Chapter 11 compares the policy orientation of the EU’s new economic governance (NEG) prescriptions in two policy areas (employment relations, public services), three sectors (transport, water, healthcare), four countries (Germany, Italy, Ireland, Romania) from 2009 to 2019. It reveals that almost all qualitative prescriptions pointed in a commodifying direction. Most quantitative prescriptions tasked governments to curtail wages and public expenditures too, but, over time, they not only became less coercive but also increasingly pointed in a decommodifying direction, tasking governments to invest more. It would, however, still be wrong to speak of a socialisation of NEG, not just given the decommodifying prescriptions’ weak coercive power but also because of their links to policy rationales that are compatible with NEG’s overarching commodification script. Moreover, Chapter 11 shows that NEG prescriptions tasked governments to channel more public resources into the allegedly more productive sectors (transport and water services) rather than into essential social services like healthcare. Given NEG’s country-specific methodology, it is not surprising that there have been only few instances of transnational action on specific NEG prescriptions. By contrast, the share of transnational labour protests targeting EU interventions broadly defined increased after 2008. This suggests that NEG has been altering protest landscapes.

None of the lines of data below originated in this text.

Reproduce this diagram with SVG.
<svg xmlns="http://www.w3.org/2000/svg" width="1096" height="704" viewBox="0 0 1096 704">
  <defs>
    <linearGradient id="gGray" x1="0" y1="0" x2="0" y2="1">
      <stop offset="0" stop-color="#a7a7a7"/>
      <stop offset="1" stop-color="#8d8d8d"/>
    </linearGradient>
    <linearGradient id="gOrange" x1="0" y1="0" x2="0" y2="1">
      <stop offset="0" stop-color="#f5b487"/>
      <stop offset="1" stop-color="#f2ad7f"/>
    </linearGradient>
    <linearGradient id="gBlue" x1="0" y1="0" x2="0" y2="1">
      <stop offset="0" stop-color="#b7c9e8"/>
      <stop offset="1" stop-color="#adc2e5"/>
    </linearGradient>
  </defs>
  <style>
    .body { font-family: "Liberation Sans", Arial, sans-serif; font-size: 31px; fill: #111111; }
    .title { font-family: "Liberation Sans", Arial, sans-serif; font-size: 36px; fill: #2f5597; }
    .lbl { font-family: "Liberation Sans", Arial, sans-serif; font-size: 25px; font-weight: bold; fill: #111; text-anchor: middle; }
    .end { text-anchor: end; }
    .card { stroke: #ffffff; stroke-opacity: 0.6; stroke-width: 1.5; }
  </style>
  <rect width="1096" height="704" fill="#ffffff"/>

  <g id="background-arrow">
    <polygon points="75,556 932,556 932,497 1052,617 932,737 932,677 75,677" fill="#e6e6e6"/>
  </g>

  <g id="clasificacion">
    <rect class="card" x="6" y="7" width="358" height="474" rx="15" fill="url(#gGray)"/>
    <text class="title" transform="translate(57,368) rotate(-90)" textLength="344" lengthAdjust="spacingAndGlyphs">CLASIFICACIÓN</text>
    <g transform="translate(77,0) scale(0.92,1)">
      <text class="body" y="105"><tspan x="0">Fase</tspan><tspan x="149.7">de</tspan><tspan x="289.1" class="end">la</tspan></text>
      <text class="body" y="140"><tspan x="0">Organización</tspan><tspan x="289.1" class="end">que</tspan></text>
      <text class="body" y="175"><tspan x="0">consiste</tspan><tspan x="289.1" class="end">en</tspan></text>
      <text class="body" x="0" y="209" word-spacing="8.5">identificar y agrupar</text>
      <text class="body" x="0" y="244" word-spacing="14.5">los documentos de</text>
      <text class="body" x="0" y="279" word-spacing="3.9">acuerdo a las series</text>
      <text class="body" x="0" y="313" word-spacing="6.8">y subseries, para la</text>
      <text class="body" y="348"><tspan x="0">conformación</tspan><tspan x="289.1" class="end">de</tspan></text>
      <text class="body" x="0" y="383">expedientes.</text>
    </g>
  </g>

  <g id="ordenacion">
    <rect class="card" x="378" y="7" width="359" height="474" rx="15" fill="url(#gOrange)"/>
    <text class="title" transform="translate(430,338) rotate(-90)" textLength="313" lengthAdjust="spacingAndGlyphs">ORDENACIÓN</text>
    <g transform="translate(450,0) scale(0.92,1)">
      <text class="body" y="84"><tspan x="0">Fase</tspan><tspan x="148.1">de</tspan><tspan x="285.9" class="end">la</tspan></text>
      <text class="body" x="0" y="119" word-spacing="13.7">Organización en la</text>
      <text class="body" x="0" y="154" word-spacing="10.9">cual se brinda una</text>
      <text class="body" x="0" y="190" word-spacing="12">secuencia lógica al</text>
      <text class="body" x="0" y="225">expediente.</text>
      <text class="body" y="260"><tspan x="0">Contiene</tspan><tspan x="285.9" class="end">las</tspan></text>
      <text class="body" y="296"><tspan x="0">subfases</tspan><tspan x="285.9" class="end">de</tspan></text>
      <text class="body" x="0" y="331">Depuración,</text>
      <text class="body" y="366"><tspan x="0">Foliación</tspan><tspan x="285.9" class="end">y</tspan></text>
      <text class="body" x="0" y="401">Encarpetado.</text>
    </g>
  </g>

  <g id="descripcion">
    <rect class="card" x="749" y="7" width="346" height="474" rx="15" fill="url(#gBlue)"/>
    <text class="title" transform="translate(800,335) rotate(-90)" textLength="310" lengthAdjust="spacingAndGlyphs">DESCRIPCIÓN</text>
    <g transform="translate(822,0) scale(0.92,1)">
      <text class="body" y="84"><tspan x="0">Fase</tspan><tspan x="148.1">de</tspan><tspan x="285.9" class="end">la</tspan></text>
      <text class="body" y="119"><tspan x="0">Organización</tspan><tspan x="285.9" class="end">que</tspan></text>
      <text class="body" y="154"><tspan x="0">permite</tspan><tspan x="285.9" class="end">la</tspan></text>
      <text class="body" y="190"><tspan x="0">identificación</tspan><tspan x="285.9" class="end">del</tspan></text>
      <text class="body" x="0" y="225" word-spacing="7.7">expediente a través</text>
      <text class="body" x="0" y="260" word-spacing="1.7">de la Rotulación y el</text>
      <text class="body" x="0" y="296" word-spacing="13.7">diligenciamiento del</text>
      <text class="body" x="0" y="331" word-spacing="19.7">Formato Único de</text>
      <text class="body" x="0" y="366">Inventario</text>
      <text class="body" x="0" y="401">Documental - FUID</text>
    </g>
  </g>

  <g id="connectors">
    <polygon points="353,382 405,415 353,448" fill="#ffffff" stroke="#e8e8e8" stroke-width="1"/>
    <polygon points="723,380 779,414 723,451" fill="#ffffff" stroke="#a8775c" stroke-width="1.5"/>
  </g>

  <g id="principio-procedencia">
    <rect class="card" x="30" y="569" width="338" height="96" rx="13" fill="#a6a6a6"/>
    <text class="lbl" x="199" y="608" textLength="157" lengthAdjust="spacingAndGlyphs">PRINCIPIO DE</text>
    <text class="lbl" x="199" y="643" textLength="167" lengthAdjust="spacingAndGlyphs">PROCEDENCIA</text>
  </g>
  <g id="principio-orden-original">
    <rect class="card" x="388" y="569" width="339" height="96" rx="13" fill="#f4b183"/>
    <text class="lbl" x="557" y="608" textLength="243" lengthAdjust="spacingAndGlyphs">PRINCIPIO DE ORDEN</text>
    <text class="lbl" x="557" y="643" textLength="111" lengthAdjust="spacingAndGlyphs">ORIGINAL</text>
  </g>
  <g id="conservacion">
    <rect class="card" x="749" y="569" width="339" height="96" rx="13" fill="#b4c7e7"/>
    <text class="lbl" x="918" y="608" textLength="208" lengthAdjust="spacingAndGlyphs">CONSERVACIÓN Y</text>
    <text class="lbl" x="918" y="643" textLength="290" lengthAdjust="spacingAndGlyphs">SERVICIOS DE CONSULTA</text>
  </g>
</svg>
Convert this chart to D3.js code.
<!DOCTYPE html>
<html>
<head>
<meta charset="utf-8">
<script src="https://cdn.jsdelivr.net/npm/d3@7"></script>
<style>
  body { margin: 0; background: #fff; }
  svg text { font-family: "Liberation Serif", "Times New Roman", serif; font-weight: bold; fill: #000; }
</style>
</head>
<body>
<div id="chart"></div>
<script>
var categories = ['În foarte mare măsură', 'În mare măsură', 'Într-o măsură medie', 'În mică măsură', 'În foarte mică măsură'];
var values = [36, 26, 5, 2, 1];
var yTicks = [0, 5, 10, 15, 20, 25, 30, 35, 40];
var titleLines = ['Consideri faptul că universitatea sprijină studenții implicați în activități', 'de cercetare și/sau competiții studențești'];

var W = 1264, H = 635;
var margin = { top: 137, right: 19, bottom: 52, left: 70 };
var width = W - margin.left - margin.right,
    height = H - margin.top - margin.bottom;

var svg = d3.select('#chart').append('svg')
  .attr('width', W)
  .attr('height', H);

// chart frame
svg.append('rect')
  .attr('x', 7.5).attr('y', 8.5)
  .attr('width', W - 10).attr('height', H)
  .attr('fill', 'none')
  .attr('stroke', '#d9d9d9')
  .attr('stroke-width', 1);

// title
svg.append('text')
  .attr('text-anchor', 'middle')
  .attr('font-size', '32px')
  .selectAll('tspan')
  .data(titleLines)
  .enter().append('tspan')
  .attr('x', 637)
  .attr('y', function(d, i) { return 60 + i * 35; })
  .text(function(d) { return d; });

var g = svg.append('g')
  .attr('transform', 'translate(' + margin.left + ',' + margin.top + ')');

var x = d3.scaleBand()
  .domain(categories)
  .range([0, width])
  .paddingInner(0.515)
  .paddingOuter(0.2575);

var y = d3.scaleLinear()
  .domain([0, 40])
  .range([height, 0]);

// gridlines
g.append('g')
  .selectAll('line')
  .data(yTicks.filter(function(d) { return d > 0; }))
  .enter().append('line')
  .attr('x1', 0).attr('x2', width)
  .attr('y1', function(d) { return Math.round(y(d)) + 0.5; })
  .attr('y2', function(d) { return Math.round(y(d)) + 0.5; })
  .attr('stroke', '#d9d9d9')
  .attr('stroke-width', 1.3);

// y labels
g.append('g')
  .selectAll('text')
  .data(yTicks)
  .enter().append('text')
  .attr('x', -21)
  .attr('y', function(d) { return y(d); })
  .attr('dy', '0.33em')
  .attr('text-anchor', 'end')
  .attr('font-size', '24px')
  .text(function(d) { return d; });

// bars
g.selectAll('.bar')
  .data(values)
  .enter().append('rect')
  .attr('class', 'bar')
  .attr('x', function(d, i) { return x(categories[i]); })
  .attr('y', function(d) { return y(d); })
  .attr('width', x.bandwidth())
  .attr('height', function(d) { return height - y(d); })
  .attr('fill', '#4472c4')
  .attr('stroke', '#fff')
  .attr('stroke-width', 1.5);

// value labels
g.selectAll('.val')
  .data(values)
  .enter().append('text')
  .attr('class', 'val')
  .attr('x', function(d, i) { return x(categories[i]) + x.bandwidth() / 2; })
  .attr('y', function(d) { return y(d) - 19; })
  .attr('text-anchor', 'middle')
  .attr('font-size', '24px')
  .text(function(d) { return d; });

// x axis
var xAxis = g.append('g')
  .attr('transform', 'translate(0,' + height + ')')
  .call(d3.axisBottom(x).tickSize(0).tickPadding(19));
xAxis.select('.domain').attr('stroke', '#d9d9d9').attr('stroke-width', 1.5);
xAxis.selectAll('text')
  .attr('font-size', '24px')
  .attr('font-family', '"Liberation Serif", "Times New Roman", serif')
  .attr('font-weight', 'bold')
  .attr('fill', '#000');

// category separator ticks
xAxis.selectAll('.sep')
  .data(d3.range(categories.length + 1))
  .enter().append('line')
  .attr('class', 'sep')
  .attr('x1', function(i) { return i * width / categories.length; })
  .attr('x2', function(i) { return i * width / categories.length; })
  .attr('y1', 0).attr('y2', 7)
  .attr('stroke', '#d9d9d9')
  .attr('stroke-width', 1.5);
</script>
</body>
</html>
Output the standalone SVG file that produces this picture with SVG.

Chapter 14 concludes the book, highlighting its major theoretical and practical insights for the study of EU integration and for the prospects of democracy in Europe. The technocratic design of the EU’s new economic governance (NEG) regime eschewed citizens’ and workers’ political rights to have a say in policymaking; and the commodifying bent of its prescriptions eroded their social rights to be protected from the vagaries of the market. After the pandemic, the technocratic bent in EU economic governance endured, as the National Recovery and Resilience Plans were co-designed by national and EU executives without any meaningful input from unions and social movements, and without national parliaments and the European Parliament making any amendments. The commodifying direction of the NEG regime also endured post-Covid, albeit with some concessions, notably in employment relations. EU executives have had to face the prospect that the hollowing out of social rights that resulted from commodification is pushing electorates towards Eurosceptic parties. In the current unstable context, labour politics matters a lot. Unions and social movements are essential in framing the social and political struggles about the policy direction of EU economic governance along a commodification–decommodification axis rather than a national–EU politics axis.
Chapter 9 analyses the EU governance of water and the countervailing mobilisations against its commodification. Initially, European law decommodified water services through the harmonisation of quality standards that took them out of regulatory competition between member states. However, from the 1990s onwards, the Commission repeatedly attempted to commodify water through liberalising EU laws. When these attempts failed, EU executives tried to advance commodification by new means, namely, through the EU’s new economic governance (NEG) prescriptions. Our analysis revealed that all qualitative prescriptions on water services issued from 2009 to 2019 to Germany, Ireland, Italy, and Romania called for their marketisation, despite recent calls to increase public investment. Like preceding attempts by draft EU directives, the NEG’s consistent commodification script triggered transnational protests by unions and social movements that defended water as a human right and as a public service, namely, under the banner of the successful Right2Water European Citizens’ Initiative.